Additional Landlord Tenant Regulations in Massachusetts
Landlord Right to Entry in Massachusetts
Massachusetts law requires a landlord to obtain permission from the tenant to enter the dwelling unit. A landlord shall provide a reasonable advance notice to enter a premises in the case of access for repairs and alterations. (105 CMR 410.810) Reasonable notice is generally considered at least a 24-hours’ notice. The lease agreement shall indicate that a Massachusetts landlord can enter the dwelling unit only for the following reasons:
- Make repairs or alternations (requires reasonable prior notice).
- Inspect the dwelling unit.
- Show the dwelling to prospective tenants or buyers.
- With a court order.
- If the premises is abandoned.
- Upon inspection within 30 days of the end tenancy or after either party has given notice to terminate the tenancy.
- Emergency situations.
Although, prior notice is not required for a landlord to enter the dwelling unit (except in the case of repairs and alterations), it is customary for a landlord to provide prior notice to their tenants.
Small Claims Court in Massachusetts
Massachusetts small claims court will hear rent-related disputes valued up to $7,000 but will not hear eviction cases. Written and sealed contracts have a 6-year and 20-year statute of limitations, respectively.

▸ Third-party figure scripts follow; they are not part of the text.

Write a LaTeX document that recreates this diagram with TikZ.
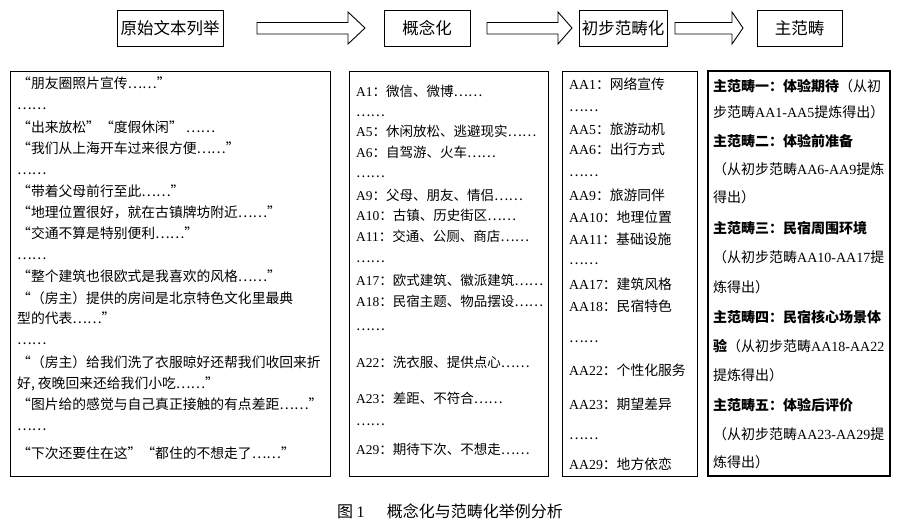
\documentclass[tikz,border=0pt]{standalone}
\usepackage{fontspec}
\setmainfont{Noto Sans CJK SC}
\newfontfamily\latf{Liberation Serif}
\newcommand\La[1]{{\latf #1}}
\newcommand\barrow[3]{\draw[blockarrow] (#1,22.5) -- (#2,22.5) -- (#2,12) -- (#3,28) -- (#2,44) -- (#2,34) -- (#1,34) -- cycle;}
\tikzset{
  topbox/.style={draw, line width=0.9pt, inner sep=0pt, minimum height=36pt, font=\fontsize{16.5}{18}\selectfont},
  bigbox/.style={draw, line width=0.9pt, inner sep=0pt},
  blockarrow/.style={draw, line width=0.9pt, line join=miter},
  lineA/.style={anchor=base west, inner sep=0pt, font=\fontsize{13.8}{15}\selectfont},
  lineB/.style={anchor=base west, inner sep=0pt, font=\fontsize{13.5}{15}\selectfont},
  lineC/.style={anchor=base west, inner sep=0pt, font=\fontsize{13.8}{15}\selectfont},
  lineD/.style={anchor=base west, inner sep=0pt, font=\fontsize{14}{16}\selectfont},
}
\begin{document}
\begin{tikzpicture}[x=1pt,y=-1pt]
\useasboundingbox (0,0) rectangle (899,529);
% top row
\node[topbox, minimum width=106pt] (t1) at (170,28) {原始文本列举};
\node[topbox, minimum width=86pt] (t2) at (427,28) {概念化};
\node[topbox, minimum width=88pt] (t3) at (623,28) {初步范畴化};
\node[topbox, minimum width=85pt] (t4) at (799.5,28) {主范畴};
\barrow{257}{348}{365}
\barrow{487}{558}{572}
\barrow{675}{732}{743}
% big boxes
\node[bigbox, minimum width=320pt, minimum height=405pt] (c1) at (170,273.5) {};
\node[bigbox, minimum width=199pt, minimum height=405pt] (c2) at (448.5,273.5) {};
\node[bigbox, minimum width=135pt, minimum height=405pt] (c3) at (629.5,273.5) {};
\node[bigbox, minimum width=182pt, minimum height=405pt, line width=1.2pt] (c4) at (799,273.5) {};
% column 1
\foreach \yy/\tt [count=\i] in {
 84/{“朋友圈照片宣传……”},
 105/{……},
 128/{“出来放松”“度假休闲” ……},
 149/{“我们从上海开车过来很方便……”},
 170/{……},
 192/{“带着父母前行至此……”},
 213/{“地理位置很好，就在古镇牌坊附近……”},
 234/{“交通不算是特别便利……”},
 255/{……},
 276/{“整个建筑也很欧式是我喜欢的风格……”},
 298/{“（房主）提供的房间是北京特色文化里最典},
 318/{型的代表……”},
 339/{……},
 362/{“（房主）给我们洗了衣服晾好还帮我们收回来折},
 383/{好, 夜晚回来还给我们小吃……”},
 404/{“图片给的感觉与自己真正接触的有点差距……”},
 425/{……},
 453/{“下次还要住在这”“都住的不想走了……”}}
 \node[lineA] (a\i) at (17,\yy+5) {\tt};
% column 2
\foreach \yy/\tt [count=\i] in {
 92/{\La{A1}：微信、微博……},
 112/{……},
 132/{\La{A5}：休闲放松、逃避现实……},
 153/{\La{A6}：自驾游、火车……},
 173/{……},
 196/{\La{A9}：父母、朋友、情侣……},
 216/{\La{A10}：古镇、历史街区……},
 237/{\La{A11}：交通、公厕、商店……},
 257/{……},
 280/{\La{A17}：欧式建筑、徽派建筑……},
 301/{\La{A18}：民宿主题、物品摆设……},
 325/{……},
 362/{\La{A22}：洗衣服、提供点心……},
 398/{\La{A23}：差距、不符合……},
 420/{……},
 449/{\La{A29}：期待下次、不想走……}}
 \node[lineB] (b\i) at (356,\yy+5) {\tt};
% column 3
\foreach \yy/\tt [count=\i] in {
 85/{\La{AA1}：网络宣传},
 107/{……},
 130/{\La{AA5}：旅游动机},
 150/{\La{AA6}：出行方式},
 172/{……},
 196/{\La{AA9}：旅游同伴},
 218/{\La{AA10}：地理位置},
 240/{\La{AA11}：基础设施},
 260/{……},
 284/{\La{AA17}：建筑风格},
 306/{\La{AA18}：民宿特色},
 337/{……},
 370/{\La{AA22}：个性化服务},
 404/{\La{AA23}：期望差异},
 434/{……},
 464/{\La{AA29}：地方依恋}}
 \node[lineC] (d\i) at (569,\yy+5) {\tt};
% column 4
\foreach \yy/\tt [count=\i] in {
 87/{\textbf{主范畴一：体验期待}（从初},
 113/{步范畴\La{AA1-AA5}提炼得出）},
 142/{\textbf{主范畴二：体验前准备}},
 170/{（从初步范畴\La{AA6-AA9}提炼},
 198/{得出）},
 229/{\textbf{主范畴三：民宿周围环境}},
 258/{（从初步范畴\La{AA10-AA17}提},
 287/{炼得出）},
 317/{\textbf{主范畴四：民宿核心场景体}},
 346/{\textbf{验}（从初步范畴\La{AA18-AA22}},
 375/{提炼得出）},
 405/{\textbf{主范畴五：体验后评价}},
 434/{（从初步范畴\La{AA23-AA29}提},
 462/{炼得出）}}
 \node[lineD] (e\i) at (713,\yy+5) {\tt};
% caption
\node[inner sep=0pt, font=\fontsize{16}{18}\selectfont] (cap) at (450,511) {图 \La{1}\hspace{1.4em}概念化与范畴化举例分析};
\end{tikzpicture}
\end{document}
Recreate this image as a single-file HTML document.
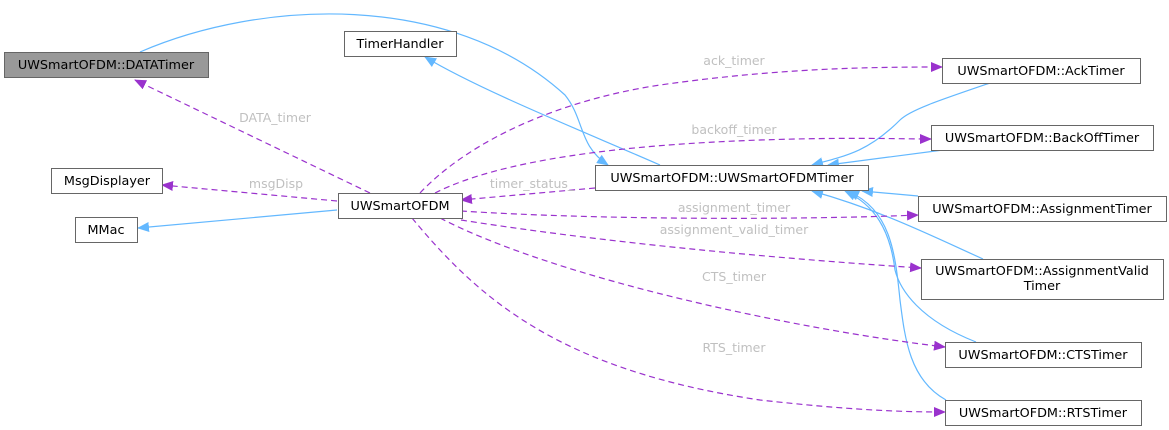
<!DOCTYPE html>
<html><head><meta charset="utf-8"><style>
html,body{margin:0;padding:0;background:#fff;}
svg{display:block;font-family:"DejaVu Sans","Liberation Sans",sans-serif;}
</style></head><body>
<svg width="1169" height="430" viewBox="0 0 1169 430" xmlns="http://www.w3.org/2000/svg">
<defs>
<marker id="b" markerWidth="12" markerHeight="10" refX="11" refY="5" orient="auto" markerUnits="userSpaceOnUse"><path d="M0,0 L12,5 L0,10 z" fill="#63b8ff"/></marker>
<marker id="p" markerWidth="12" markerHeight="10" refX="11" refY="5" orient="auto" markerUnits="userSpaceOnUse"><path d="M0,0 L12,5 L0,10 z" fill="#9a32cd"/></marker>
</defs>
<g fill="none" stroke="#63b8ff" stroke-width="1.2">
<path d="M337,210 L138,228" marker-end="url(#b)"/>
<path d="M660,165 C580,130 480,90 425,57" marker-end="url(#b)"/>
<path d="M140,52 C260,0 450,-10 565,95 C585,120 578,145 608,165" marker-end="url(#b)"/>
<path d="M990,83 C940,100 910,110 900,120 C870,150 850,155 812,165" marker-end="url(#b)"/>
<path d="M943,150 L828,165" marker-end="url(#b)"/>
<path d="M918,196 L862,191" marker-end="url(#b)"/>
<path d="M983,259 C930,235 880,210 812,191" marker-end="url(#b)"/>
<path d="M976,342 C920,320 900,290 895,270 C890,230 875,205 845,191" marker-end="url(#b)"/>
<path d="M946,400 C910,380 905,340 900,300 C895,250 890,210 848,191" marker-end="url(#b)"/>
</g>
<g fill="none" stroke="#9a32cd" stroke-width="1.2" stroke-dasharray="6,4">
<path d="M370,193 L135,80" marker-end="url(#p)"/>
<path d="M337,201 L162,185" marker-end="url(#p)"/>
<path d="M595,188 L461,200" marker-end="url(#p)"/>
<path d="M420,193 C470,140 560,100 660,85 C780,68 870,67 942,67" marker-end="url(#p)"/>
<path d="M435,193 C500,160 620,145 760,140 C850,137 900,139 931,139" marker-end="url(#p)"/>
<path d="M461,211 C600,220 800,220 918,215" marker-end="url(#p)"/>
<path d="M461,220 C620,245 800,260 921,268" marker-end="url(#p)"/>
<path d="M440,218 C560,280 800,330 945,347" marker-end="url(#p)"/>
<path d="M412,218 C480,300 560,370 760,400 C850,410 900,412 945,412" marker-end="url(#p)"/>
</g>
<g font-size="12.5" fill="#c0c0c0" text-anchor="middle">
<text x="275" y="122">DATA_timer</text>
<text x="276" y="188">msgDisp</text>
<text x="532" y="188">timer_status_</text>
<text x="734" y="65">ack_timer</text>
<text x="734" y="134">backoff_timer</text>
<text x="734" y="212">assignment_timer</text>
<text x="734" y="234">assignment_valid_timer</text>
<text x="734" y="281">CTS_timer</text>
<text x="734" y="352">RTS_timer</text>
</g>
<g stroke="#666" stroke-width="1" font-size="12.8" text-anchor="middle">
<rect x="4.5" y="52.5" width="204" height="25" fill="#999"/>
<text x="106" y="69" fill="#000" stroke="none">UWSmartOFDM::DATATimer</text>
<rect x="344.5" y="31.5" width="112" height="25" fill="#fff"/>
<text x="400" y="48" fill="#000" stroke="none">TimerHandler</text>
<rect x="51.5" y="168.5" width="111" height="25" fill="#fff"/>
<text x="107" y="185" fill="#000" stroke="none">MsgDisplayer</text>
<rect x="75.5" y="217.5" width="62" height="25" fill="#fff"/>
<text x="106" y="234" fill="#000" stroke="none">MMac</text>
<rect x="338.5" y="193.5" width="124" height="25" fill="#fff"/>
<text x="400" y="210" fill="#000" stroke="none">UWSmartOFDM</text>
<rect x="595.5" y="165.5" width="273" height="25" fill="#fff"/>
<text x="732" y="182" fill="#000" stroke="none">UWSmartOFDM::UWSmartOFDMTimer</text>
<rect x="942.5" y="58.5" width="198" height="25" fill="#fff"/>
<text x="1041" y="75" fill="#000" stroke="none">UWSmartOFDM::AckTimer</text>
<rect x="931.5" y="125.5" width="222" height="25" fill="#fff"/>
<text x="1042" y="142" fill="#000" stroke="none">UWSmartOFDM::BackOffTimer</text>
<rect x="918.5" y="196.5" width="248" height="25" fill="#fff"/>
<text x="1042" y="213" fill="#000" stroke="none">UWSmartOFDM::AssignmentTimer</text>
<rect x="921.5" y="259.5" width="242" height="40" fill="#fff"/>
<text x="1042" y="275" fill="#000" stroke="none">UWSmartOFDM::AssignmentValid</text>
<text x="1042" y="290" fill="#000" stroke="none">Timer</text>
<rect x="945.5" y="342.5" width="196" height="25" fill="#fff"/>
<text x="1043" y="359" fill="#000" stroke="none">UWSmartOFDM::CTSTimer</text>
<rect x="945.5" y="400.5" width="196" height="25" fill="#fff"/>
<text x="1043" y="417" fill="#000" stroke="none">UWSmartOFDM::RTSTimer</text>
</g>
</svg>
</body></html>
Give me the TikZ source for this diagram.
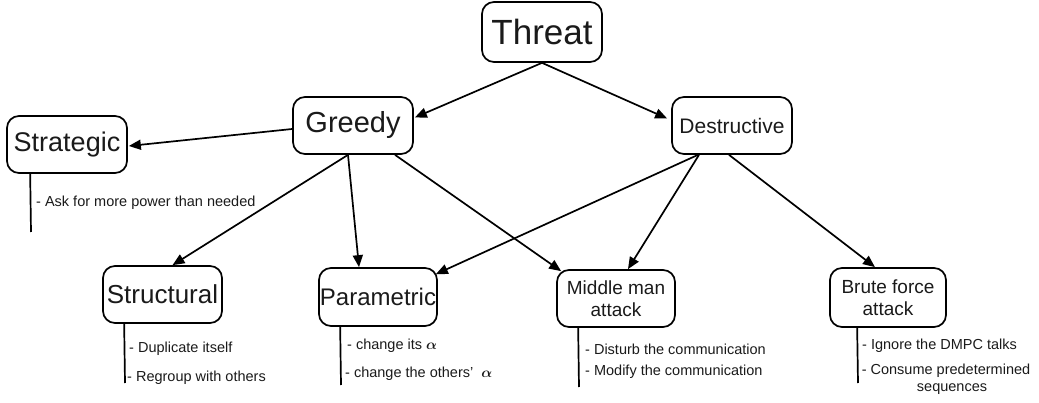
\documentclass[tikz,border=0pt]{standalone}
\usepackage{amsmath}
\usepackage{bm}
\usepackage{fontspec}
\setmainfont{Liberation Sans}
\usetikzlibrary{arrows.meta,calc}
\definecolor{ink}{HTML}{1A1A1A}
\tikzset{
  box/.style={draw=black, line width=1.7pt, rounded corners=12pt, inner sep=0pt, align=center, text=ink},
  arr/.style={line width=1.7pt, -{Triangle[length=12pt,width=10pt]}},
  stem/.style={line width=1.7pt},
  note/.style={anchor=west, inner sep=0pt, text=ink, font=\fontsize{14.5}{16.5}\selectfont},
}
\begin{document}
\begin{tikzpicture}[x=1pt,y=-1pt]
\useasboundingbox (0,0) rectangle (1039,403);
% boxes
\node[box, minimum width=120pt, minimum height=60pt, font=\fontsize{35}{40}\selectfont] (threat) at (542,32) {Threat};
\node[box, minimum width=120pt, minimum height=57pt, font=\fontsize{29}{33}\selectfont] (greedy) at (353,125.5) {Greedy};
\node[box, minimum width=120pt, minimum height=57pt, font=\fontsize{21}{25}\selectfont] (destr) at (732,125.5) {Destructive};
\node[box, minimum width=120pt, minimum height=57pt, font=\fontsize{27}{31}\selectfont] (strat) at (67,144.5) {Strategic};
\node[box, minimum width=119pt, minimum height=57pt, font=\fontsize{26}{30}\selectfont] (struct) at (162.5,294.5) {Structural};
\node[box, minimum width=118pt, minimum height=58pt, font=\fontsize{24}{28}\selectfont] (param) at (378,297) {Parametric};
\node[box, minimum width=118pt, minimum height=57pt, font=\fontsize{19}{22}\selectfont] (middle) at (616,298.5) {Middle man\\attack};
\node[box, minimum width=116pt, minimum height=59pt, font=\fontsize{19}{22}\selectfont] (brute) at (888,297.5) {Brute force\\attack};
% arrows
\draw[arr] (threat.south) -- ($(greedy.east)+(1,-8)$);
\draw[arr] (threat.south) -- ($(destr.west)+(-4,-7)$);
\draw[arr] ($(greedy.west)+(0,3.5)$) -- ($(strat.east)+(1,1.5)$);
\draw[arr] ($(greedy.south)+(-5,0)$) -- ($(struct.north)+(10,0)$);
\draw[arr] ($(greedy.south)+(-5,0)$) -- ($(param.north)+(-19,0)$);
\draw[arr] ($(greedy.south)+(42,0)$) -- ($(middle.north west)+(5,2)$);
\draw[arr] ($(destr.south)+(-34,0)$) -- ($(param.north east)+(-2,7)$);
\draw[arr] ($(destr.south)+(-33,0)$) -- ($(middle.north)+(12,0)$);
\draw[arr] ($(destr.south)+(-3,0)$) -- ($(brute.north)+(-13,0)$);
% stems
\coordinate (sS) at (31,232);
\draw[stem] ($(strat.south west)+(24,0)$) -- (sS);
\node[note] (sS1) at (36,203) {- Ask for more power than needed};
\coordinate (tS) at (125,383);
\draw[stem] ($(struct.south west)+(22,0)$) -- (tS);
\node[note] (tS1) at (129,349) {- Duplicate itself};
\node[note] (tS2) at (127,378) {- Regroup with others};
\coordinate (pS) at (341,385);
\draw[stem] ($(param.south west)+(22,0)$) -- (pS);
\node[note] (pS1) at (347,346) {- change its $\bm{\alpha}$};
\node[note] (pS2) at (345,374) {- change the others'\ \ $\bm{\alpha}$};
\coordinate (mS) at (579,387);
\draw[stem] ($(middle.south west)+(22,0)$) -- (mS);
\node[note] (mS1) at (585,349) {- Disturb the communication};
\node[note] (mS2) at (585,372) {- Modify the communication};
\coordinate (bS) at (858,383);
\draw[stem] ($(brute.south west)+(28,0)$) -- (bS);
\node[note] (bS1) at (862,346) {- Ignore the DMPC talks};
\node[note, anchor=north, align=center] (bS2) at (946,364) {- Consume predetermined\\\hspace*{12pt}sequences};
\end{tikzpicture}
\end{document}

Mandatory Disclosures in Massachusetts
Massachusetts landlords must make the following mandatory disclosures:
- Lead-Based Paint– Landlords that own properties built before 1978 must provide information about the concentrations of lead paint.
- Authorized Agents – Landlords must also disclose the names and addresses of all parties involved in owning and managing the property.
- Move-In Checklist – Landlords that charge a security deposit must provide an inventory of the rental unit’s condition in the form of a checklist.
- Security Deposit Holdings – Landlords must disclose the holding information to the tenant.
Changing the Locks in Massachusetts
It is unclear whether Massachusetts law allows tenants to change locks without permission. Tenants may request that a landlord change the locks if they are the victim of domestic abuse. Landlords are forbidden from changing the locks as a form of eviction (i.e. “lockouts”).